Benefits of Indirect Addressing
The biggest advantage of indirect addressing mode is flexibility. A program can work with addresses that change at runtime, which is essential for dynamic data structures, runtime dispatch, and pointer-based APIs. That flexibility is hard to replace with direct addressing alone.
A second benefit is memory efficiency. Indirection allows code to reuse the same instruction patterns while changing only the referenced address. It also makes it easier to store and update references in registers or compact tables rather than embedding large addresses everywhere.
Core advantages at a glance
- Runtime flexibility for changing memory locations.
- Smaller instructions in many architectures.
- Better support for dynamic data like linked lists and trees.
- Cleaner low-level abstractions for reusable routines.
- Efficient parameter passing for large objects and arrays.
There is also a performance angle, though it is not always obvious. In well-designed systems, indirect addressing can reduce instruction complexity and improve code organization.

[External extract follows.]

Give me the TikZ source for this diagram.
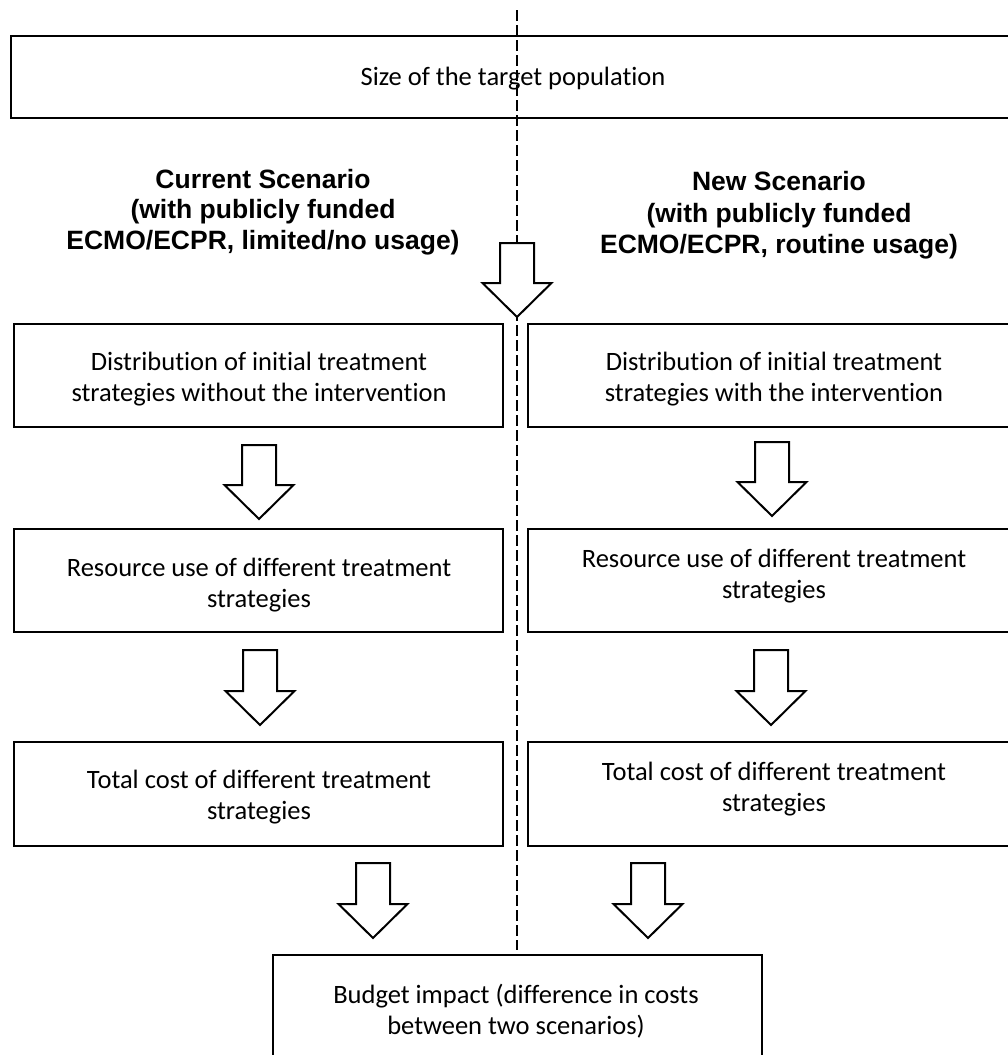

It does not always make memory access faster, but it often makes the overall program more efficient because the code can adapt to data rather than forcing data to fit a rigid access pattern.
Limitations and Trade-Offs
The main drawback of indirect addressing is the extra step. The CPU must resolve the intermediate address before it can access the final data. That adds latency compared with direct addressing, especially when the intermediate value is stored in memory instead of a register.

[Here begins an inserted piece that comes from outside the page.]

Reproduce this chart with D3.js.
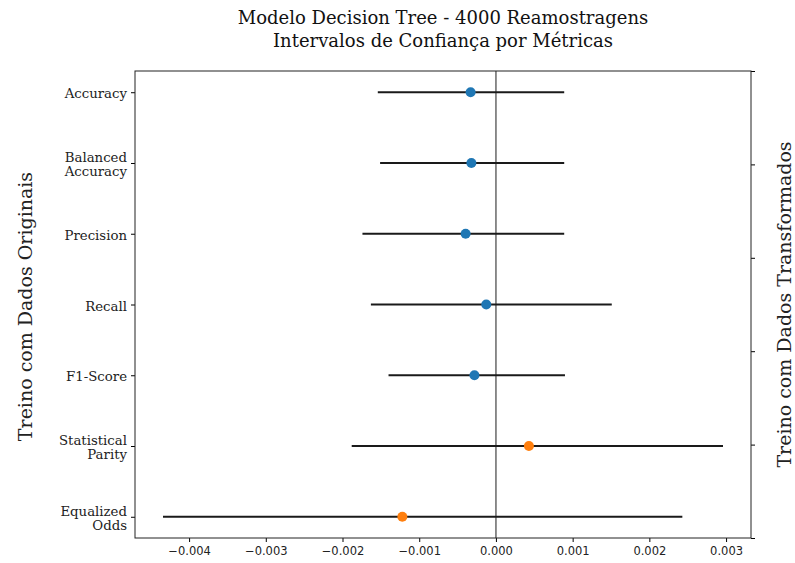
<!DOCTYPE html>
<html>
<head>
<meta charset="utf-8">
<script src="https://cdn.jsdelivr.net/npm/d3@7"></script>
<style>
  body { margin: 0; background: #fff; }
  svg { display: block; }
</style>
</head>
<body>
<svg></svg>
<script>
// metric names (top to bottom), split across lines as in the chart
const metrics = ["Accuracy", "Balanced\nAccuracy", "Precision", "Recall", "F1-Score", "Statistical\nParity", "Equalized\nOdds"]
const means = [-0.00033, -0.00032, -0.000395, -0.000126, -0.00028, 0.00043, -0.00122]
const lower = [-0.00154, -0.00151, -0.00174, -0.00163, -0.0014, -0.00188, -0.00434]
const upper = [0.00089, 0.00089, 0.00089, 0.00151, 0.0009, 0.00296, 0.00243]
const group = ["perf", "perf", "perf", "perf", "perf", "fair", "fair"]
const xTicks = [-0.004, -0.003, -0.002, -0.001, 0, 0.001, 0.002, 0.003]
const rightTicks = [0, 0.2, 0.4, 0.6, 0.8, 1.0]
const titleLines = ["Modelo Decision Tree - 4000 Reamostragens", "Intervalos de Confiança por Métricas"]

const width = 795, height = 563
const margin = { top: 71, bottom: 25, left: 135, right: 44 }
const innerWidth = width - margin.left - margin.right
const innerHeight = height - margin.top - margin.bottom

const svg = d3.select("svg").attr("width", width).attr("height", height)

const data = metrics.map((m, i) => ({ name: m, mean: means[i], lo: lower[i], hi: upper[i], grp: group[i] }))

// matplotlib-ish 5% margins
const xMin = d3.min(lower), xMax = d3.max(upper)
const pad = (xMax - xMin) * 0.05
const xScale = d3.scaleLinear().domain([xMin - pad, xMax + pad]).range([0, innerWidth])

const yScale = d3.scalePoint().domain(metrics).range([0, innerHeight]).padding(0.3)
const yRight = d3.scaleLinear().domain([0, 1]).range([innerHeight, 0])

const color = d3.scaleOrdinal().domain(["perf", "fair"]).range(["#1f77b4", "#ff7f0e"])

const g = svg.append("g").attr("transform", `translate(${margin.left},${margin.top})`)

// title, one text per line
const cx = margin.left + innerWidth / 2
svg.selectAll(".title").data(titleLines).enter().append("text")
  .attr("class", "title")
  .attr("x", cx)
  .attr("y", (d, i) => 24 + i * 23)
  .attr("text-anchor", "middle")
  .attr("font-family", "DejaVu Serif")
  .attr("font-size", 18)
  .attr("fill", "#111")
  .text(d => d)

// zero line
g.append("line")
  .attr("x1", xScale(0)).attr("x2", xScale(0))
  .attr("y1", 0).attr("y2", innerHeight)
  .attr("stroke", "#808080").attr("stroke-width", 1.8)

// interval lines
g.selectAll(".ci").data(data).enter().append("line")
  .attr("class", "ci")
  .attr("x1", d => xScale(d.lo)).attr("x2", d => xScale(d.hi))
  .attr("y1", d => yScale(d.name)).attr("y2", d => yScale(d.name))
  .attr("stroke", "#1a1a1a").attr("stroke-width", 2)

// means
g.selectAll(".dot").data(data).enter().append("circle")
  .attr("class", "dot")
  .attr("cx", d => xScale(d.mean))
  .attr("cy", d => yScale(d.name))
  .attr("r", 5)
  .attr("fill", d => color(d.grp))

// x axis
const xAxis = d3.axisBottom(xScale).tickValues(xTicks).tickSizeOuter(0).tickSize(4).tickPadding(5)
  .tickFormat(d => d3.format(".3f")(d).replace("-", "\u2212"))
const xAxisG = g.append("g").attr("transform", `translate(0,${innerHeight})`).call(xAxis)
xAxisG.select(".domain").remove()
xAxisG.selectAll("text").attr("font-family", "DejaVu Sans").attr("font-size", 11.5).attr("fill", "#222")

// left axis, labels written by hand so they can wrap
const yAxis = d3.axisLeft(yScale).tickSizeOuter(0).tickSize(4).tickFormat("")
const yAxisG = g.append("g").call(yAxis)
yAxisG.select(".domain").remove()
yAxisG.selectAll("text").remove()
yAxisG.selectAll(".tick").each(function (d) {
  const lines = d.split("\n")
  const tick = d3.select(this)
  lines.forEach((l, i) => {
    tick.append("text")
      .attr("x", -8)
      .attr("y", (i - (lines.length - 1) / 2) * 14.5 + 5.5)
      .attr("text-anchor", "end")
      .attr("font-family", "DejaVu Serif")
      .attr("font-size", 13.3)
      .attr("fill", "#222")
      .text(l)
  })
})

// right axis (twin, no labels)
const rAxis = d3.axisRight(yRight).tickValues(rightTicks).tickSize(4).tickSizeOuter(0).tickFormat("")
const rAxisG = g.append("g").attr("transform", `translate(${innerWidth},0)`).call(rAxis)
rAxisG.select(".domain").remove()
rAxisG.selectAll("text").remove()

// frame
g.append("rect")
  .attr("x", 0).attr("y", 0).attr("width", innerWidth).attr("height", innerHeight)
  .attr("fill", "none").attr("stroke", "#222").attr("stroke-width", 1)

// axis titles
svg.append("text")
  .attr("transform", `translate(32,${margin.top + innerHeight / 2 + 2}) rotate(-90)`)
  .attr("text-anchor", "middle")
  .attr("font-family", "DejaVu Serif")
  .attr("font-size", 19)
  .attr("fill", "#222")
  .text("Treino com Dados Originais")

svg.append("text")
  .attr("transform", `translate(791,${margin.top + innerHeight / 2}) rotate(-90)`)
  .attr("text-anchor", "middle")
  .attr("font-family", "DejaVu Serif")
  .attr("font-size", 19)
  .attr("fill", "#222")
  .text("Treino com Dados Transformados")
</script>
</body>
</html>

Another issue is reliability. If the address is invalid, null, stale, or corrupted, the access fails. In low-level programming, that can lead to crashes, memory corruption, or undefined behavior. In managed environments, the runtime may trap the error, but the logic problem still exists.
Common trade-offs
- More flexibility but often a slower access path.

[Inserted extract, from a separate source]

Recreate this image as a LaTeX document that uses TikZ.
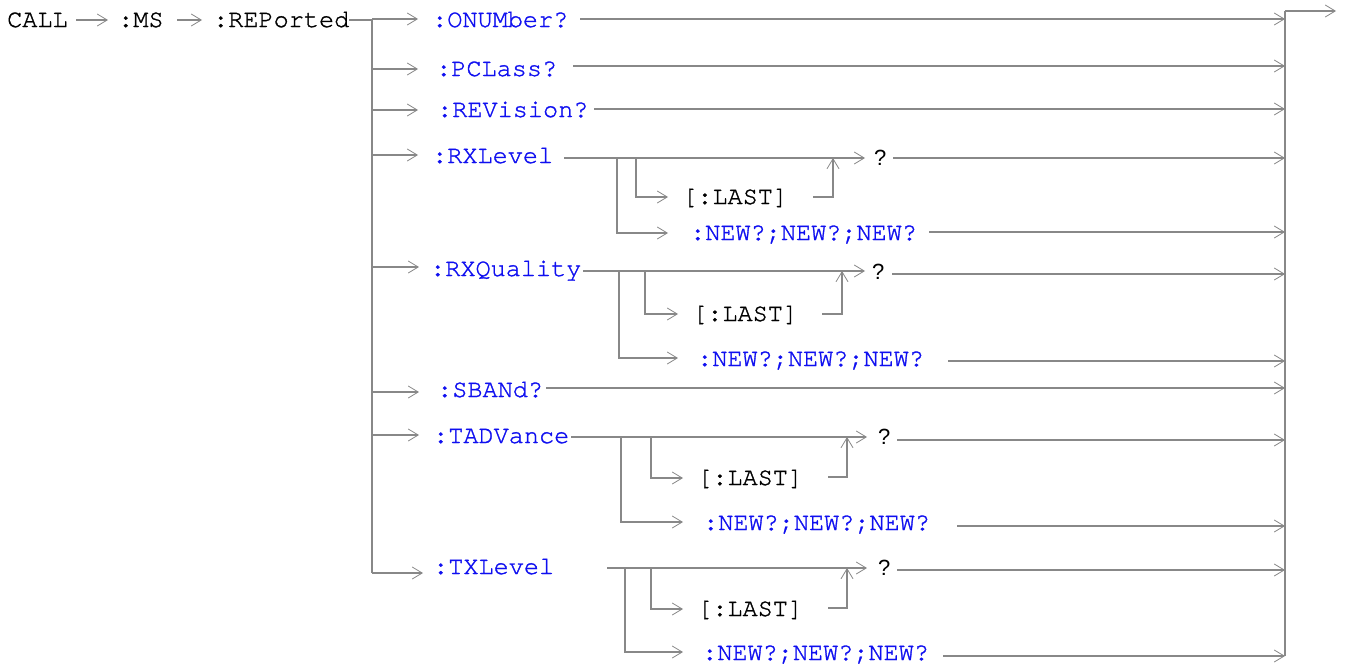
\documentclass[tikz,border=0pt]{standalone}
\usepackage{fontspec}
\usetikzlibrary{arrows.meta}
\newfontfamily\monofont[FakeBold=1.2]{texgyrecursor-regular.otf}
\newfontfamily\qfont{Liberation Sans}
\definecolor{lgray}{RGB}{136,136,136}
\definecolor{kwblue}{RGB}{15,15,240}
\begin{document}
\begin{tikzpicture}[x=1pt,y=-1pt,
  ln/.style={draw=lgray,line width=1.4pt},
  arr/.style={ln,-{Straight Barb[length=10pt,width=12pt,line width=0.8pt]}},
  kw/.style={font=\monofont\fontsize{25.2}{30}\selectfont,text=kwblue,inner sep=0pt,anchor=base west},
  bk/.style={kw,text=black},
  qm/.style={font=\qfont\fontsize{22}{26}\selectfont,text=black,inner sep=0pt,anchor=base west}]
\fill[white] (0,0) rectangle (1346,664);
\useasboundingbox (0,0) rectangle (1346,664);

% ---------- header ----------
\node[bk] (call) at (7,27) {CALL};
\coordinate (h1) at (76,20); \coordinate (h2) at (108,20);
\node[bk] (ms) at (118,27) {:MS};
\coordinate (h3) at (177,20); \coordinate (h4) at (202,20);
\node[bk] (rep) at (213,27) {:REPorted};
\coordinate (trT) at (372,20);
\coordinate (trB) at (372,573);
\draw[arr] (h1) -- (h2);
\draw[arr] (h3) -- (h4);
\draw[ln] (rep.east |- trT) -- (trT);
\draw[ln] (trT) -- (trB);

% ---------- output column ----------
\coordinate (outT) at (1285,11);
\coordinate (outB) at (1285,656);
\coordinate (outE) at (1336,11);
\draw[ln] (outB) -- (outT);
\draw[arr] (outT) -- (outE);

% ---------- :ONUMber? ----------
\coordinate (b1) at (372,19); \coordinate (t1) at (418,19);
\node[kw] (onum) at (432,27) {:ONUMber?};
\coordinate (s1) at (580,19); \coordinate (e1) at (1285,19);
\draw[arr] (b1) -- (t1);
\draw[arr] (s1) -- (e1);

% ---------- :PCLass? ----------
\coordinate (b2) at (372,69); \coordinate (t2) at (418,69);
\node[kw] (pcl) at (436,76) {:PCLass?};
\coordinate (s2) at (573,66); \coordinate (e2) at (1285,66);
\draw[arr] (b2) -- (t2);
\draw[arr] (s2) -- (e2);

% ---------- :REVision? ----------
\coordinate (b3) at (372,110); \coordinate (t3) at (418,110);
\node[kw] (rev) at (437,117) {:REVision?};
\coordinate (s3) at (594,109); \coordinate (e3) at (1285,109);
\draw[arr] (b3) -- (t3);
\draw[arr] (s3) -- (e3);

% ---------- :RXLevel ----------
\coordinate (b4) at (372,155); \coordinate (t4) at (418,155);
\node[kw] (rxl) at (432,163) {:RXLevel};
\coordinate (s4) at (564,158); \coordinate (q4) at (865,158);
\coordinate (o4) at (617,158); \coordinate (o4b) at (617,233); \coordinate (n4t) at (668,233);
\coordinate (i4) at (636,158); \coordinate (i4b) at (636,197); \coordinate (l4t) at (668,197);
\node[bk] (last4) at (682,204) {[:LAST]};
\coordinate (l4o) at (813,197); \coordinate (u4) at (833,197); \coordinate (u4t) at (833,158);
\node[qm] (qm4) at (874,165) {?};
\coordinate (qs4) at (893,158); \coordinate (qe4) at (1285,158);
\node[kw] (new4) at (690,240) {:NEW?;NEW?;NEW?};
\coordinate (ns4) at (929,232); \coordinate (ne4) at (1285,232);
\draw[arr] (b4) -- (t4);
\draw[arr] (s4) -- (q4);
\draw[arr] (o4) -- (o4b) -- (n4t);
\draw[arr] (i4) -- (i4b) -- (l4t);
\draw[arr] (l4o) -- (u4) -- (u4t);
\draw[arr] (qs4) -- (qe4);
\draw[arr] (ns4) -- (ne4);

% ---------- :RXQuality ----------
\coordinate (b5) at (372,267); \coordinate (t5) at (419,267);
\node[kw] (rxq) at (430,276) {:RXQuality};
\coordinate (s5) at (583,271); \coordinate (q5) at (865,271);
\coordinate (o5) at (619,271); \coordinate (o5b) at (619,358); \coordinate (n5t) at (678,358);
\coordinate (i5) at (645,271); \coordinate (i5b) at (645,314); \coordinate (l5t) at (678,314);
\node[bk] (last5) at (692,321) {[:LAST]};
\coordinate (l5o) at (822,314); \coordinate (u5) at (842,314); \coordinate (u5t) at (842,271);
\node[qm] (qm5) at (872,279) {?};
\coordinate (qs5) at (892,274); \coordinate (qe5) at (1285,274);
\node[kw] (new5) at (697,366) {:NEW?;NEW?;NEW?};
\coordinate (ns5) at (948,361); \coordinate (ne5) at (1285,361);
\draw[arr] (b5) -- (t5);
\draw[arr] (s5) -- (q5);
\draw[arr] (o5) -- (o5b) -- (n5t);
\draw[arr] (i5) -- (i5b) -- (l5t);
\draw[arr] (l5o) -- (u5) -- (u5t);
\draw[arr] (qs5) -- (qe5);
\draw[arr] (ns5) -- (ne5);

% ---------- :SBANd? ----------
\coordinate (b6) at (372,392); \coordinate (t6) at (419,392);
\node[kw] (sband) at (437,397) {:SBANd?};
\coordinate (s6) at (546,388); \coordinate (e6) at (1285,388);
\draw[arr] (b6) -- (t6);
\draw[arr] (s6) -- (e6);

% ---------- :TADVance ----------
\coordinate (b7) at (372,435); \coordinate (t7) at (419,435);
\node[kw] (tadv) at (433,443) {:TADVance};
\coordinate (s7) at (571,437); \coordinate (q7) at (867,437);
\coordinate (o7) at (621,437); \coordinate (o7b) at (621,522); \coordinate (n7t) at (683,522);
\coordinate (i7) at (651,437); \coordinate (i7b) at (651,478); \coordinate (l7t) at (683,478);
\node[bk] (last7) at (697,485) {[:LAST]};
\coordinate (l7o) at (828,477); \coordinate (u7) at (847,477); \coordinate (u7t) at (847,437);
\node[qm] (qm7) at (878,444) {?};
\coordinate (qs7) at (897,440); \coordinate (qe7) at (1285,440);
\node[kw] (new7) at (703,530) {:NEW?;NEW?;NEW?};
\coordinate (ns7) at (957,526); \coordinate (ne7) at (1285,526);
\draw[arr] (b7) -- (t7);
\draw[arr] (s7) -- (q7);
\draw[arr] (o7) -- (o7b) -- (n7t);
\draw[arr] (i7) -- (i7b) -- (l7t);
\draw[arr] (l7o) -- (u7) -- (u7t);
\draw[arr] (qs7) -- (qe7);
\draw[arr] (ns7) -- (ne7);

% ---------- :TXLevel ----------
\coordinate (t8) at (423,573);
\node[kw] (txl) at (433,574) {:TXLevel};
\coordinate (s8) at (607,568); \coordinate (q8) at (867,568);
\coordinate (o8) at (625,568); \coordinate (o8b) at (625,652); \coordinate (n8t) at (683,652);
\coordinate (i8) at (651,568); \coordinate (i8b) at (651,609); \coordinate (l8t) at (683,609);
\node[bk] (last8) at (697,616) {[:LAST]};
\coordinate (l8o) at (828,608); \coordinate (u8) at (847,608); \coordinate (u8t) at (847,568);
\node[qm] (qm8) at (878,575) {?};
\coordinate (qs8) at (897,570); \coordinate (qe8) at (1285,570);
\node[kw] (new8) at (702,660) {:NEW?;NEW?;NEW?};
\coordinate (ns8) at (943,656); \coordinate (ne8) at (1285,656);
\draw[arr] (trB) -- (t8);
\draw[arr] (s8) -- (q8);
\draw[arr] (o8) -- (o8b) -- (n8t);
\draw[arr] (i8) -- (i8b) -- (l8t);
\draw[arr] (l8o) -- (u8) -- (u8t);
\draw[arr] (qs8) -- (qe8);
\draw[arr] (ns8) -- (ne8);
\end{tikzpicture}
\end{document}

- Smaller code but more runtime dependency on valid references.
- Better data structure support but harder debugging.
- Dynamic behavior but more chances for pointer-related defects.
Debugging is harder because the real problem may exist at multiple address levels. The instruction might be correct, the pointer might be stale, and the referenced memory might have been overwritten earlier. That is why memory tracing tools, logging, and disciplined initialization matter so much in code that relies on indirection.
Real-World Uses of Indirect Addressing
Indirect addressing appears in compiler output, operating system kernels, device drivers, runtime engines, and application code that uses pointers or references. It is a practical tool for letting software interact with memory that is not fixed at compile time.
Operating systems use indirect access when managing process memory, page tables, and kernel objects. Device drivers often rely on indirect references to communicate with memory-mapped hardware, ring buffers, or shared descriptors. Compilers also emit indirect jumps and table lookups to implement switches, virtual calls, and dispatch logic.
Examples you will actually encounter
- Virtual method dispatch using function pointers or vtables.
- Jump tables generated by compilers for branch efficiency.
- Memory-mapped I/O where a register points to hardware state.
- Reference-based APIs in system and application code.
- Interpreter engines that store instruction or object references.
For broader context, NIST’s NIST SP 800-12 and the NIST Cybersecurity Framework both reinforce the importance of understanding system behavior at a low level when you are dealing with access control, memory safety, and platform trust. That is one reason indirect addressing still matters even outside pure assembly work.
Best Practices for Working With Indirect Addressing
If you write or review code that uses indirect addressing, start with the basics: initialize addresses, validate them before use, and keep the naming clear. A variable that stores an address should look like an address. A variable that stores a value should look like a value. That kind of consistency prevents a lot of mistakes.
Practical rules to follow
- Initialize pointers and references before dereferencing them.
- Check for null or invalid addresses before memory access.
- Use clear naming conventions for address-holding variables.
- Prefer registers when the architecture makes register indirect addressing faster than memory-based indirection.
- Trace failures systematically with debuggers, logs, and memory analysis tools.
When debugging, look one level deeper than the crash site. If a dereference fails, inspect where the pointer came from, whether it was initialized, whether ownership changed, and whether the referenced memory was freed or overwritten. That workflow is especially important in C, C++, kernel code, and embedded systems.
Key Takeaway
Indirect addressing is powerful because it lets code follow references instead of hard-coding final locations. That flexibility is useful, but it also means correctness depends on every address in the chain being valid.
What Does Indirect Addressing Mean for Programming and Architecture?
At the architecture level, indirect addressing is a memory access strategy. At the programming level, it is the idea behind pointers, references, and object links. At the systems level, it is how software deals with data that moves, grows, or changes shape after compile time.
That makes the concept unusually important. It connects assembly language, CPU execution, data structures, and runtime behavior in one simple model: find the address first, then use it. If you can explain that model clearly, you can explain a large portion of low-level software behavior.
For readers studying computer architecture through ITU Online IT Training, this is one of the concepts worth mastering early. It shows up in nearly every deeper topic that follows, from stack frames and memory allocation to function pointers and operating system internals.
Conclusion
Indirect addressing accesses data through an intermediate location that stores the real address. That is the core idea, and it explains why the model is so useful in low-level programming, computer architecture, pointers, and dynamic data handling.
Compared with direct addressing, it adds one lookup step. In return, it gives you flexibility, smaller instruction patterns, and better support for structures that change at runtime. That trade-off is why indirect addressing appears so often in assembly language, linked data structures, function calls, and system software.
If you want to understand memory behavior, pointer bugs, and low-level code more confidently, indirect addressing is a concept you cannot skip. Keep practicing with simple address chains, assembly examples, and pointer-based code until the pattern becomes automatic.
Next step: review a few small assembly examples, then trace how each instruction reaches its data. Once you can follow the address chain without guessing, the rest of low-level memory access becomes much easier to read and debug.